Data defense: the foundation of responsible and effective data usage
Data defense is a strategic approach to data management that aims to “ensure data security, privacy, integrity, quality, regulatory compliance, and governance”. This is a huge umbrella that encompasses multiple business functions and c-level positions. It also reflects the emphasis that organizations are placing on a strong defensive strategy. This emphasis comes from two main sources - higher levels of risk with data breaches, and increasing amounts of data privacy protection legislation. In 2019, the average total cost of a data breach was $3.92 million USD. This cost includes liability for the damages - more specifically, the cost of patching the vulnerability, compensating victims for damages, and expenses related to litigation. It also includes costs associated with the negative impacts on customer trust and brand reputation. This is a massive potential hit, which is why such great measures are being taken to avoid it. Finally, according to Gartner, over 75% of the world's population will have its personal data covered under modern privacy regulations. The necessity of strong data defense today is only going to be heightened as data breaches continue to grow and evolve, and as legislation expands around the globe to protect personal data.
The complexity of data defense brings with it many challenges in demonstrating the business value of data. The data challenges include data quality issues, managing compliance, and not knowing what data exists. The organizational challenges include data access, data sharing capabilities, and data cohesion across multiple different functions. These challenges manifest themselves as regulatory violations, a lack of performance in data driven projects due to data quality issues, lengthy wait times on data which stalls progress on these projects, disorganization internally, and frustration felt at all levels within the organization.
Clearly many organizations, especially those in industries that contain high levels of PII/PHI (Personal Identifiable Information/Personal Health Information), are going to be spending a lot of time and resources on data defense. This time, energy, money, and employee allocation will need to clearly indicate the business value being added in this space. In order to do so, answers to the challenges mentioned above have to exist.
While there is no one answer to solve these problems, MOSTLY AI is working to drive business value while simultaneously easing the burden of the data/organizational challenges that are prevalent inside so many organizations.

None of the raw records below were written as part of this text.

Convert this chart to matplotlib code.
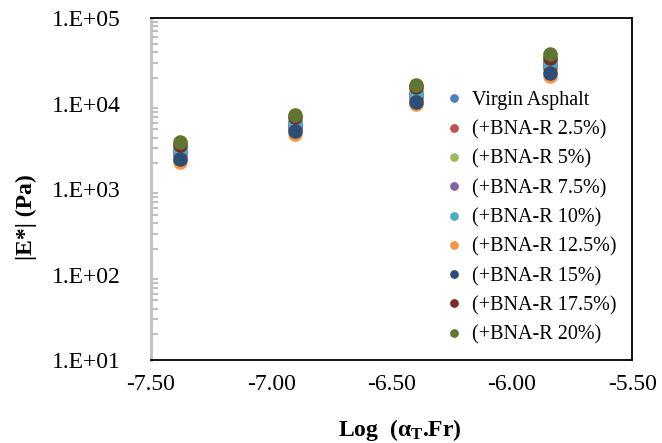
import math
import matplotlib
matplotlib.use("Agg")
import matplotlib.pyplot as plt
from matplotlib.ticker import FixedLocator, FuncFormatter, LogLocator, NullFormatter

plt.rcParams['font.family'] = ['Liberation Serif', 'DejaVu Serif']
plt.rcParams['mathtext.fontset'] = 'custom'
plt.rcParams['mathtext.rm'] = 'Liberation Serif'
plt.rcParams['mathtext.it'] = 'Liberation Serif:italic'
plt.rcParams['mathtext.bf'] = 'Liberation Serif:bold'

# log(aT.Fr) positions of the four frequencies
x_vals = [-7.38, -6.90, -6.40, -5.84]

series_names = [
    "Virgin Asphalt", "(+BNA-R 2.5%)", "(+BNA-R 5%)", "(+BNA-R 7.5%)",
    "(+BNA-R 10%)", "(+BNA-R 12.5%)", "(+BNA-R 15%)", "(+BNA-R 17.5%)",
    "(+BNA-R 20%)",
]
series_colors = [
    "#4F81BD", "#C0504D", "#9BBB59", "#8064A2", "#4BACC6",
    "#F79646", "#2C4D75", "#772C2A", "#5F7530",
]

# |E*| (Pa)
virgin = [2700, 5600, 12500, 28000]
bna_2_5 = [2500, 5200, 11600, 26000]
bna_5 = [3000, 6300, 14000, 31500]
bna_7_5 = [2800, 5900, 13000, 29500]
bna_10 = [2900, 6000, 13400, 30000]
bna_12_5 = [2080, 4400, 9800, 20800]
bna_15 = [2250, 4800, 10400, 23000]
bna_17_5 = [3300, 6900, 15500, 34500]
bna_20 = [3600, 7400, 16700, 38000]
series_values = [virgin, bna_2_5, bna_5, bna_7_5, bna_10,
                 bna_12_5, bna_15, bna_17_5, bna_20]

fig = plt.figure(figsize=(6.62, 4.43), dpi=100)
ax = fig.add_axes([0.228, 0.187, 0.727, 0.772])

for name, col, vals in zip(series_names, series_colors, series_values):
    ax.plot(x_vals, vals, linestyle='none', marker='o', markersize=10.5,
            color=col, markeredgewidth=0, label=name)

ax.set_yscale('log')
ax.set_ylim(10, 1e5)
ax.set_xlim(-7.5, -5.5)
ax.xaxis.set_major_locator(FixedLocator([-7.5, -7.0, -6.5, -6.0, -5.5]))
ax.xaxis.set_major_formatter(FuncFormatter(lambda v, p: f"{v:.2f}"))
ax.yaxis.set_major_formatter(FuncFormatter(lambda v, p: "1.E+%02d" % round(math.log10(v))))
ax.yaxis.set_minor_locator(LogLocator(base=10, subs=range(2, 10)))
ax.yaxis.set_minor_formatter(NullFormatter())

ax.tick_params(axis='x', length=0, labelsize=17, pad=10)
ax.tick_params(axis='y', which='major', length=0, labelsize=17, pad=22)
ax.tick_params(axis='y', which='minor', direction='in', length=5,
               width=1.5, color='#BFBFBF')

for s in ['top', 'right', 'bottom']:
    ax.spines[s].set_color('black')
    ax.spines[s].set_linewidth(1.3)
ax.spines['left'].set_color('#BFBFBF')
ax.spines['left'].set_linewidth(2)

ax.set_ylabel('|E*| (Pa)', fontsize=17, fontweight='bold', va='center')
ax.yaxis.set_label_coords(-0.258, 0.418)
ax.set_xlabel(r'Log  (α$_\mathbf{T}$.Fr)', fontsize=17, fontweight='bold',
              va='center')
ax.xaxis.set_label_coords(0.518, -0.205)

ax.legend(loc='upper left', bbox_to_anchor=(0.6, 0.81), frameon=False,
          fontsize=14.5, handlelength=0.6, handletextpad=0.6,
          labelspacing=0.5, markerscale=0.6, borderaxespad=0)

fig.savefig('out.png', dpi=100)
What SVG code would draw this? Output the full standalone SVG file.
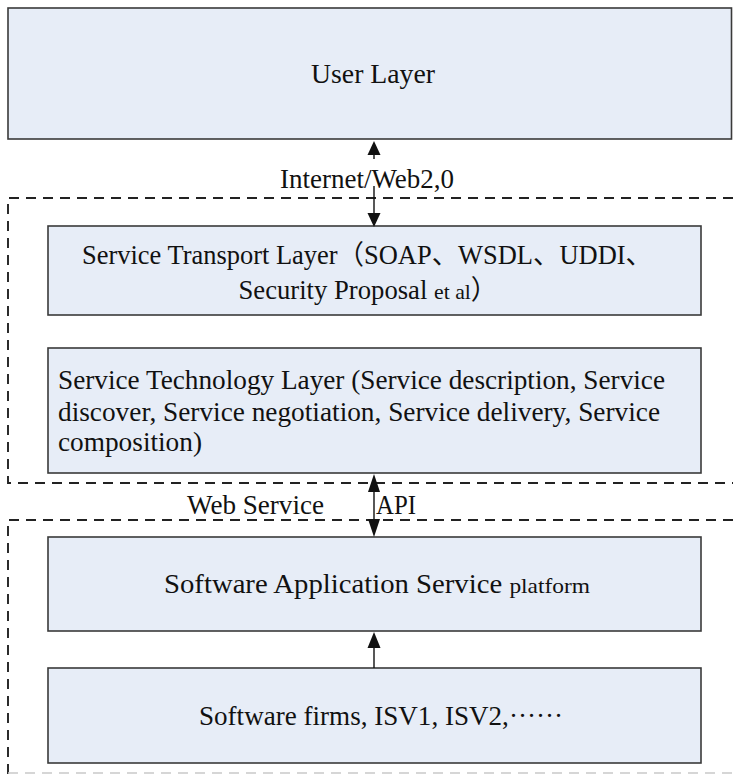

The most common data challenges
Data challenges are felt across many different job functions that handle the data stored internally. In order to manage data compliance, privacy protection is an absolute necessity. Right now, “more than 70% of employees have access to data they should not”. Traditional methods of anonymization which are commonly used (data masking, pseudonymization, permutation, randomization, and generalization) are not fully effective in guaranteeing privacy protection, and also have major negative implications on the quality of the data afterwards. This has an impact on the downstream tasks that rely on the integrity of the original data in order to perform up to expectations.
MOSTLY AI's synthetic data generator allows for a safer, smarter, and faster way of protecting sensitive data. While guaranteeing zero risk of re-identification, our synthetic data is also able to maintain a very high degree of accuracy of the original data which it is created from. This means that the data looks, feels, and behaves the exact same way as the original data, without any risk of compliance violations. It means that synthetic data used downstream will meet/exceed expectations.
Organizational challenges across industries
Organizational challenges are also felt amongst the entirety of the organization that works with data. According to Harvard Business Review, “Cross-industry studies show that, on average, less than half of an organization’s structured data is actively used in making decisions”. This speaks to the highly prevalent issue that organizations face in accessing data. Some of the contributing factors to this include lengthy approval processes for data sharing internally (due to data sensitivity), and a lack of understanding of what is in the data/what data is relevant to whom (due to data volume). Another big challenge here are the organizational silos which contribute to a lack of data cohesion.
While there are many different potential solutions, it is essential that synthetic data is relied upon to ease the burden of these problems. At MOSTLY AI, one of our main use cases is enhanced data sharing capabilities. Due to the fact that synthetic data is completely privacy safe, the approval processes for sharing data internally are vastly simplified. This not only allows everyone within the organization to access the same high quality data, but it allows them to do so quicker. Having fully accessible data also will have a massive impact on the ability for organizations to become cohesive in their data strategy and utilization. MOSTLY AI also allows users to downsample in the synthetic generation, therefore creating a dataset that is not muddied by high levels of irrelevant data.
How to demonstrate data value?
Demonstrating valueis possible within data defense. Once the burden of the challenges that make this difficult are eased, there is plenty of opportunity to add value. One of these ways is through increased operational efficiency, using MOSTLY AI generated synthetic data. As a result of more uniform, fully privacy safe data, accessing it will no longer take weeks to months. This data access does not only apply to the business unit or team that it originated in, but across the entire organization. Take, for example, Telefónica - a customer of ours who had large amounts of data locked away for use by the analytics team. After utilizing MOSTLY AI synthetic data generation, millions of records were able to be used in a GDPR-compliant way to power their analytics and AI projects. Examples like this carry so much power. This means that projects will not be stalled due to lack of relevant data or long wait times. Decreased time to data, and the implications of using this “real-time” data downstream, is something that can be measured and clearly demonstrated to the highest levels of leadership within the organization.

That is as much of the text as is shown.